For both the UK and the EU, the US remains a third-part country which, like another 150-plus nations around the world, is not considered to have adequate protections for personal data.
But now, for the first time, the UK has the ability – in theory, at least – to take a more permissive approach to transatlantic data transfers.
“Where it gets interesting is whether there will be a divergence between the UK and the EU,” Baines says. “It is possible that the UK could take a bold decision on the US to make data transfers easier. But that would almost certainly present a risk for the EU adequacy decision."
He adds: “For all third-party countries around the world, the government has said that we going to look at our own adequacy assessments. And each of those is going to be scrutinised by the EU. While we have some freedom to set our own data laws and apply our own data regime, none of this is going to happen in a vacuum.”
Since Brexit was formalised earlier this year, there have not yet been any significant changes in the UK’s data-protection landscape. But there has been a shift in the tone adopted by politicians when discussing the matter.

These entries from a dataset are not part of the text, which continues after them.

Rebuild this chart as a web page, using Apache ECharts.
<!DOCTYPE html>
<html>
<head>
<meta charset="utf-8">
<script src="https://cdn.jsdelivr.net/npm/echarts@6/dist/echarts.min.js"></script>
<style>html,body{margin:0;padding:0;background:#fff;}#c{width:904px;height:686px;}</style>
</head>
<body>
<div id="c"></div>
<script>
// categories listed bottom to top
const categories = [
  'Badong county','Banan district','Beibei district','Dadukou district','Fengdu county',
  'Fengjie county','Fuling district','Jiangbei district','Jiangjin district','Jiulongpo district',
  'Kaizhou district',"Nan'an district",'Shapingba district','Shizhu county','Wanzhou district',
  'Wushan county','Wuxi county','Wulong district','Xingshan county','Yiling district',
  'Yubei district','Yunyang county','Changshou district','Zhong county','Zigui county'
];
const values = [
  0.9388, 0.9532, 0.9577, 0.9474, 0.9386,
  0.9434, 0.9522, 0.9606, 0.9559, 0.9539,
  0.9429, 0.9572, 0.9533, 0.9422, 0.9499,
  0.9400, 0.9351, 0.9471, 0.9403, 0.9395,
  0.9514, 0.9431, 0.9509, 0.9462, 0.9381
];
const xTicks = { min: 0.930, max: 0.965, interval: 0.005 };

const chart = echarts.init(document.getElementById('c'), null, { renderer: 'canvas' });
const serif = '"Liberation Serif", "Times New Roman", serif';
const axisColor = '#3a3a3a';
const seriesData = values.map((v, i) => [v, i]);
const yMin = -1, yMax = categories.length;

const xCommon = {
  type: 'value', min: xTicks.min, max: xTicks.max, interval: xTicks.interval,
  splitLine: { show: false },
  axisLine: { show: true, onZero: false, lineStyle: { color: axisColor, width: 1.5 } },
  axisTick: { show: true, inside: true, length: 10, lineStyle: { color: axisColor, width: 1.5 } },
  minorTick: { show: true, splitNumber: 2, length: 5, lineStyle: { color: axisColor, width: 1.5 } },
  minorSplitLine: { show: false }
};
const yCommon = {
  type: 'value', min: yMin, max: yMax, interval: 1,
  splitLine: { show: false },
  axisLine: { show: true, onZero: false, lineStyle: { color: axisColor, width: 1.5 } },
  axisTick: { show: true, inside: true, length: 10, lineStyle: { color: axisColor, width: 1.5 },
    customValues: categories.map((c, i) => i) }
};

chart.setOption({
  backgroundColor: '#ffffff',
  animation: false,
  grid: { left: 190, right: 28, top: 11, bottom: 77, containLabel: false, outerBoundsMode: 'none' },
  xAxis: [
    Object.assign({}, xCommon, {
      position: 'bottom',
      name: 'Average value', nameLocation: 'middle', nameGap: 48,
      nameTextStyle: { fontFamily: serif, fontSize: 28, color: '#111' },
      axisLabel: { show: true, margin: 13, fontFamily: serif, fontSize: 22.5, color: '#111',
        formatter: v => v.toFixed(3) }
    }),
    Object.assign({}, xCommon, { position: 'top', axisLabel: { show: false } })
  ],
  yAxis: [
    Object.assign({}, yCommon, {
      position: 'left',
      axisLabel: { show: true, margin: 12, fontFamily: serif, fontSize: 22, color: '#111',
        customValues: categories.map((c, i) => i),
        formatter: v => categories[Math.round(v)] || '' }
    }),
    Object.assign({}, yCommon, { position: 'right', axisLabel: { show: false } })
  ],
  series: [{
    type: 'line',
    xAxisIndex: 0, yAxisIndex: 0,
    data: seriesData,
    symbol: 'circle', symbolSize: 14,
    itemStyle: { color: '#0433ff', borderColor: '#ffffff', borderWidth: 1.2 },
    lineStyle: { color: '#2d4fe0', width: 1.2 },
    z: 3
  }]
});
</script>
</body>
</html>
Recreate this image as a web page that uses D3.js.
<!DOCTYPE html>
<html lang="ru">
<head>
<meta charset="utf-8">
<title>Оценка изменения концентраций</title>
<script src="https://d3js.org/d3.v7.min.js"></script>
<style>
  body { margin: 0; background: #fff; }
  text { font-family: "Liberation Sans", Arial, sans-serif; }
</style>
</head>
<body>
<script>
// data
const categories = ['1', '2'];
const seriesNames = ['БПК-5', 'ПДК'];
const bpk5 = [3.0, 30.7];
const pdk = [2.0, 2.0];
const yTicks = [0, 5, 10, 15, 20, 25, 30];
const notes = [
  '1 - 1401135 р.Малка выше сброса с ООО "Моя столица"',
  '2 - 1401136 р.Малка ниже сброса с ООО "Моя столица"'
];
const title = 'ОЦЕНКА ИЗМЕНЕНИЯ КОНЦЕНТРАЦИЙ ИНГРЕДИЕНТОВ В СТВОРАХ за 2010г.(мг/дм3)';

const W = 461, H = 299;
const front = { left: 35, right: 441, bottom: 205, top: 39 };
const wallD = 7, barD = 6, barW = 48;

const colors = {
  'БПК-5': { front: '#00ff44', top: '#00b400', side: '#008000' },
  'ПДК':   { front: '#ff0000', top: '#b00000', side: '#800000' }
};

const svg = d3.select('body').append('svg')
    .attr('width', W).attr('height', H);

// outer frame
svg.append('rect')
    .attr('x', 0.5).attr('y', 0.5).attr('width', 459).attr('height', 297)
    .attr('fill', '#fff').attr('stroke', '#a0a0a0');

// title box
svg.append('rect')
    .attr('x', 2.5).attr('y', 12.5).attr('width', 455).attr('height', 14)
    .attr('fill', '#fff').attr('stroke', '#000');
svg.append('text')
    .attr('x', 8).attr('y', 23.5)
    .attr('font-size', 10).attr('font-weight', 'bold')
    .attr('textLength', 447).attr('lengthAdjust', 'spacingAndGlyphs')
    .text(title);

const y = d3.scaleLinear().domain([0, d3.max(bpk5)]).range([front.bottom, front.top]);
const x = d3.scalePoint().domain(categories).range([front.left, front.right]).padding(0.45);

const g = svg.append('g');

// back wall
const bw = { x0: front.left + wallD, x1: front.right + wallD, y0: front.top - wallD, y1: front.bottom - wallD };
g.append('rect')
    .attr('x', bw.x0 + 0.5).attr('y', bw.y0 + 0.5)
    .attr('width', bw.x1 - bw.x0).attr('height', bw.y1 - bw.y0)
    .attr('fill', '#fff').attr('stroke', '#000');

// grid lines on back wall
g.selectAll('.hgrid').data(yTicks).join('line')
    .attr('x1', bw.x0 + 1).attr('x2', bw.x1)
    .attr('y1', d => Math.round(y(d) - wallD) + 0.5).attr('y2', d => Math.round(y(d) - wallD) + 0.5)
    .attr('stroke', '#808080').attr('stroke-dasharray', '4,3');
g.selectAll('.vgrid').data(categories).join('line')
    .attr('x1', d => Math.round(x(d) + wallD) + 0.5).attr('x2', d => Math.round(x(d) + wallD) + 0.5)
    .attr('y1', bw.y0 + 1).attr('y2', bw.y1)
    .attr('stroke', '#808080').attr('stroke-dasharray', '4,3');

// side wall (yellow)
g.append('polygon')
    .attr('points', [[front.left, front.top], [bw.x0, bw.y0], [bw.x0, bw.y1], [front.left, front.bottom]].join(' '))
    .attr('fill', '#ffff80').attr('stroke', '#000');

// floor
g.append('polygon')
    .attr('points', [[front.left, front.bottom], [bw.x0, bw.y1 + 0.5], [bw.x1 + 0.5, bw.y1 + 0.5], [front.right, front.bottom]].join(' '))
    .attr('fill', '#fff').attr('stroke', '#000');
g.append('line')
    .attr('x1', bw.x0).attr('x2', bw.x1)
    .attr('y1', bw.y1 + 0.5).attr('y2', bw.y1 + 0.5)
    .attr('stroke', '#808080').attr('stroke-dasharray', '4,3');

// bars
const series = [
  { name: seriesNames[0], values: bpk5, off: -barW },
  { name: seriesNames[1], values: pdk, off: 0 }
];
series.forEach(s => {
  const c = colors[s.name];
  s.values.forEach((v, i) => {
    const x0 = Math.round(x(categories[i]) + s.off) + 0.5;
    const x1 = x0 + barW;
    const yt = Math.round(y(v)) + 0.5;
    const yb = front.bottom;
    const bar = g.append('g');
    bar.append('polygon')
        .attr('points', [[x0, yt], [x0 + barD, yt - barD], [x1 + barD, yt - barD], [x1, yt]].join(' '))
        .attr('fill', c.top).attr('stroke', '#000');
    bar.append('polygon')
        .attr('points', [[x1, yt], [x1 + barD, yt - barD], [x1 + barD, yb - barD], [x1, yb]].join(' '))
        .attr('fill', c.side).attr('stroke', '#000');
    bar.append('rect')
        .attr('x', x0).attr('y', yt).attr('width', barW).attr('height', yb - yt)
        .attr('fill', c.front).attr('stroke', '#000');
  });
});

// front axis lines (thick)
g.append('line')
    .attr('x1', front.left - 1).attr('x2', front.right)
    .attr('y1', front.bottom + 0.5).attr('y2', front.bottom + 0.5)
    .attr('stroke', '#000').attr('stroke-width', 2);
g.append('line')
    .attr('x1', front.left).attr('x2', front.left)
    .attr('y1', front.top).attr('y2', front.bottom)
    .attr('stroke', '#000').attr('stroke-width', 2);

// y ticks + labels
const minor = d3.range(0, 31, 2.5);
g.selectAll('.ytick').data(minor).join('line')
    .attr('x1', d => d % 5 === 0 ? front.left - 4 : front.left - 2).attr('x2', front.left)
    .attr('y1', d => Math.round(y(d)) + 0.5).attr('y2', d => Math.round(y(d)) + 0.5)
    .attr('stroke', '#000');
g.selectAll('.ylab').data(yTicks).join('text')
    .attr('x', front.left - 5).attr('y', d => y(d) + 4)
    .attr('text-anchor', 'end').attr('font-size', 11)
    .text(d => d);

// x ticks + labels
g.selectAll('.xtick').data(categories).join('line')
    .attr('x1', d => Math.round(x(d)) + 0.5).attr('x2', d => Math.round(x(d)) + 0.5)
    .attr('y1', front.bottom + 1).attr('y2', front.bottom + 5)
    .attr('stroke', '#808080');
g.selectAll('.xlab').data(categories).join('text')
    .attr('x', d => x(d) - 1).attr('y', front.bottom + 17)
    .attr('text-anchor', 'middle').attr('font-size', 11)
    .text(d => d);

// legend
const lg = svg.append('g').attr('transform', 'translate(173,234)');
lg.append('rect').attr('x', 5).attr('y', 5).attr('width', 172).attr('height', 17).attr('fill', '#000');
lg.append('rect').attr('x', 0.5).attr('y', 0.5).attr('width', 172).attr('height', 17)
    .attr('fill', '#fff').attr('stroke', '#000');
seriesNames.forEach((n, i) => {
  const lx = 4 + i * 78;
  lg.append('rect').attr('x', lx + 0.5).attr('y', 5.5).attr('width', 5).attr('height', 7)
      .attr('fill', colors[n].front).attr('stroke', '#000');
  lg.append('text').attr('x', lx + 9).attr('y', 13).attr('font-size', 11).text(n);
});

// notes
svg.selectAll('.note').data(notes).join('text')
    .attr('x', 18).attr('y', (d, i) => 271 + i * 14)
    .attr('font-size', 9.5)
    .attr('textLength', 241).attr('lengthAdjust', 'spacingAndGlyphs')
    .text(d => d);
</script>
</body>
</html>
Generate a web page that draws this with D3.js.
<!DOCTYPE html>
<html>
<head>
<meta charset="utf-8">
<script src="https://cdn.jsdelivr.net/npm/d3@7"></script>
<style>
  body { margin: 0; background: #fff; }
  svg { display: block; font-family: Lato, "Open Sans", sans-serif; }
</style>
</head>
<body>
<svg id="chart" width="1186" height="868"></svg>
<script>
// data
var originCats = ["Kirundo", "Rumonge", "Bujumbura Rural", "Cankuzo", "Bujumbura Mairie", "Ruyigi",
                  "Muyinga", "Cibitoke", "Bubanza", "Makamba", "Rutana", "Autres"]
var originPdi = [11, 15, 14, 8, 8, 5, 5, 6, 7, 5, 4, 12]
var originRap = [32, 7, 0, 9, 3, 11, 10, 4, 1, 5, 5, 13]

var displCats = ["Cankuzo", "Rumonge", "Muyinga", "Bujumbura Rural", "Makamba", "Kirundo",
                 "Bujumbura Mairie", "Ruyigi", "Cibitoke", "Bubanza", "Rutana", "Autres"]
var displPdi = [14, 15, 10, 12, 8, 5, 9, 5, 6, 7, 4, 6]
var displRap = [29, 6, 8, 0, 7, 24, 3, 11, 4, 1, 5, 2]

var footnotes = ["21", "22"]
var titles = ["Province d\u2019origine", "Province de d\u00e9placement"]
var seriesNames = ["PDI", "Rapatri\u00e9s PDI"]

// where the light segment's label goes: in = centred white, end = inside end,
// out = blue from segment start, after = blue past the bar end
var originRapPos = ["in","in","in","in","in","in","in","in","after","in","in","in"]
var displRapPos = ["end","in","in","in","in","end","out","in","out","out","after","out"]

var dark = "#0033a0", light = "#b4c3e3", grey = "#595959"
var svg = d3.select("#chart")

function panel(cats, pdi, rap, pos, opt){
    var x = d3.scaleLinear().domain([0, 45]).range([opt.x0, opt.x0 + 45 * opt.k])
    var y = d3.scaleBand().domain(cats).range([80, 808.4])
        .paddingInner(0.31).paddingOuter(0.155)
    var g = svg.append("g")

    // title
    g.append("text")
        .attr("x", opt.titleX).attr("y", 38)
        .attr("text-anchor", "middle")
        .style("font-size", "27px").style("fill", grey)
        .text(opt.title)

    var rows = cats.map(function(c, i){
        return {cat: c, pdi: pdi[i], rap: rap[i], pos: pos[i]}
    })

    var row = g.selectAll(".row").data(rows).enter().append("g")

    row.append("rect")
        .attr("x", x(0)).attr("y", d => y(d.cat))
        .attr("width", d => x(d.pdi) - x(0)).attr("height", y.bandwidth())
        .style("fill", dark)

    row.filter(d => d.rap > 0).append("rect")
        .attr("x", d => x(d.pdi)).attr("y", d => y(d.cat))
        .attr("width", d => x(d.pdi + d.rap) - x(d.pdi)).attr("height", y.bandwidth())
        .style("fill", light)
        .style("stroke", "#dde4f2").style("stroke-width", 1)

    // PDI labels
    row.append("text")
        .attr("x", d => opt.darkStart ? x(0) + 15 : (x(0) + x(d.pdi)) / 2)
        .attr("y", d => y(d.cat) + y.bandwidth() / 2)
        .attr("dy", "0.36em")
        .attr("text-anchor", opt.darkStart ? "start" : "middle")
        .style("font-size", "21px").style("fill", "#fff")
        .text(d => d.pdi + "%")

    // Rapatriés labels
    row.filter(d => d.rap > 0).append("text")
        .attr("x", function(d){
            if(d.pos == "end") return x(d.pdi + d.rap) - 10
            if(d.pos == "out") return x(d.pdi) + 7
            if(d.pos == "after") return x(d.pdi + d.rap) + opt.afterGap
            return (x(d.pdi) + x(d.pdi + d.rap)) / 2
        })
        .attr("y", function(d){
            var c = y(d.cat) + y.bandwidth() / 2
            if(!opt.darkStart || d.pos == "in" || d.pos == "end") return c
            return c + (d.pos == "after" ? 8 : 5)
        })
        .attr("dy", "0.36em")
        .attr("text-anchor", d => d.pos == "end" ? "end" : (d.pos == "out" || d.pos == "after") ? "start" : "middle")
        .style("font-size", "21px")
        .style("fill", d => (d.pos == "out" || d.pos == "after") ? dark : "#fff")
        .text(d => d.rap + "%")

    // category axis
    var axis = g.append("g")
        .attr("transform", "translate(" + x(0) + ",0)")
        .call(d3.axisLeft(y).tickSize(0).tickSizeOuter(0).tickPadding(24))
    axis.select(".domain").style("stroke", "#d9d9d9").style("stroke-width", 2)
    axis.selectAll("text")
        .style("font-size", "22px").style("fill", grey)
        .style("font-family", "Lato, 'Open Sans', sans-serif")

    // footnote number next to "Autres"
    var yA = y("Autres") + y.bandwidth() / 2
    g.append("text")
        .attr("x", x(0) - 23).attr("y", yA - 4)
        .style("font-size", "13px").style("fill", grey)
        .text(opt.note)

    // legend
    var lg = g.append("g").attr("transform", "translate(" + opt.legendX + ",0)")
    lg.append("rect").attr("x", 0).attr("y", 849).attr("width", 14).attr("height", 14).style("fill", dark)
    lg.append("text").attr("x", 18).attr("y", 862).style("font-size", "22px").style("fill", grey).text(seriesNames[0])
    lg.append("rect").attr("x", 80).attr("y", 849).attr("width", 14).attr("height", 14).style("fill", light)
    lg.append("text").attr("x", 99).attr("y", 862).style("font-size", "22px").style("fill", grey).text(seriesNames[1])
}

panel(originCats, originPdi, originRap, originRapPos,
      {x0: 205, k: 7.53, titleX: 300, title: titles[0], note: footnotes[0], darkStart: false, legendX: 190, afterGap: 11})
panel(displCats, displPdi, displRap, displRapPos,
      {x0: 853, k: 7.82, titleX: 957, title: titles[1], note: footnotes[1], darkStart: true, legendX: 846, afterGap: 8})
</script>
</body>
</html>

“There have been a number of developments from the government in terms of policy aspirations which use the type of language that suggests that the UK wants to be ‘innovative’ in how data is used and wants to promote the data economy,” Baines says. “It is possible that there might be some pushing of the boundaries which might just give European legislators pause for thought.”
“There is so much politicking going on,” he adds. “It wouldn’t surprise me to hear [in the next few years] that the commission is concerned by developments in the UK – then there will probably be a little bit of rowing back, and then there will be an announcement then another [counter] announcement.”
After five years of Brexit, parties on both sides should, at least be quite used to that.